In addition to swords, I'm like this about guns and gunfights in movies - magazines that never run out of ammo, handguns that send people flying backwards, heroes who never miss. etc.  In The Return of the King, as Aragorn is fighting a troll and blocking its blows I'm thinking, "It'd make a lot more sense to just get out of the way, especially since the enemy is so much bigger and stronger." I'm generally okay with it as long as they don't get really crazy with it, or if it's explained away by magical weapons or such. Probably my favorite movie swordfight is the final duel in Rob Roy. I thought it did a good job of contrasting superior strength vs superior skill.


----------



## wordwalker (Aug 24, 2014)

I blame a lot of it on lazy, greedy fight choreography. Why find the camera angles to show how dangerous it is to have just two long-range shots driving the hero to cover, or two swordsmen to outmaneuver at once? Easier to spam "attacks" at him that all miss.


----------



## skip.knox (Aug 25, 2014)

I agree with everyone here ... but ...

Legolas shooting ridiculous bow shots in Peter Jackson's movie (the first one) was awesome precisely because it was so unbelievable. Somehow he managed to make us (okay, me) believe it. Once in a while, if you are very, very good, you can go beyond realism and wow the reader.

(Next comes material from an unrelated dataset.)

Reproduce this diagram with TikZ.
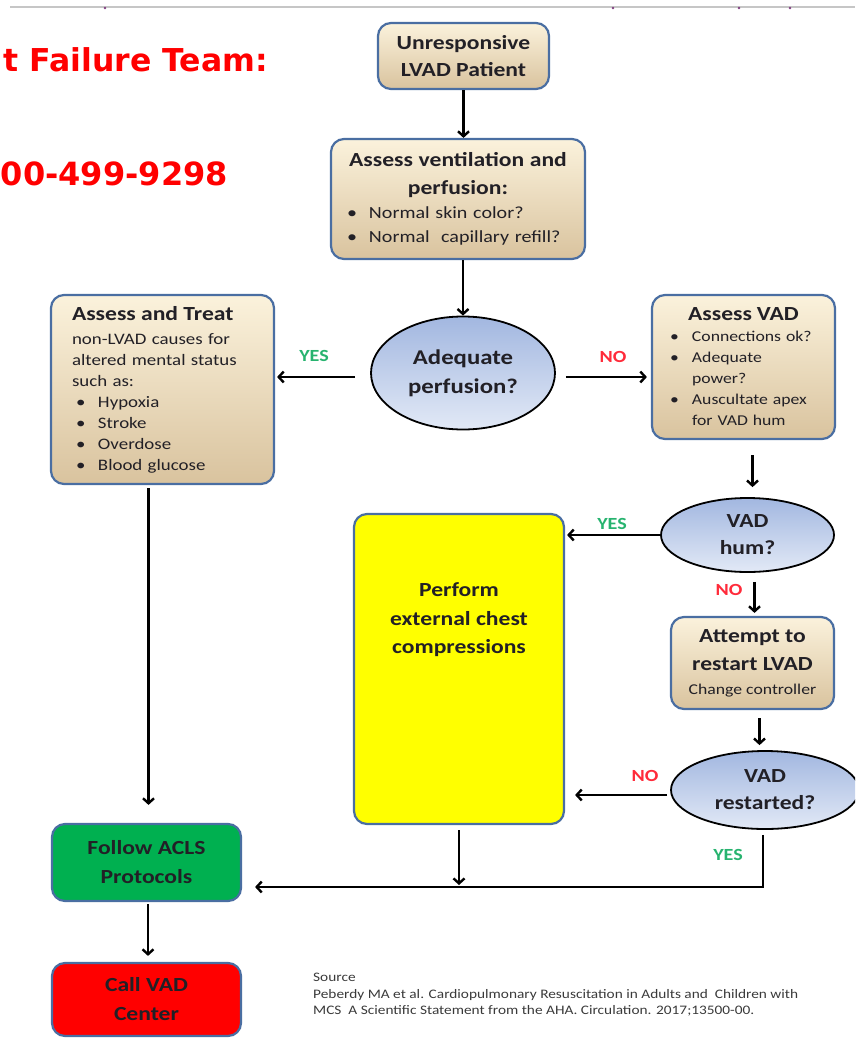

Alas, there are no guidelines, still less formulae, for accomplishing this.


----------



## ThinkerX (Aug 25, 2014)

This topic has been brought up before.  For the OP:

http://mythicscribes.com/forums/research/9771-true-sword-fighting.html

The second video about sums up my take.

In a serious fight between pros:  One, Two, Three.  End of that time, barring something unusual, one guy or the other is either dead, hurting real bad, or running like blazes.


----------



## Guy (Aug 25, 2014)

skip.knox said:


> I agree with everyone here ... but ...
> 
> Legolas shooting ridiculous bow shots in Peter Jackson's movie (the first one) was awesome precisely because it was so unbelievable. Somehow he managed to make us (okay, me) believe it. Once in a while, if you are very, very good, you can go beyond realism and wow the reader.
> 
> Alas, there are no guidelines, still less formulae, for accomplishing this.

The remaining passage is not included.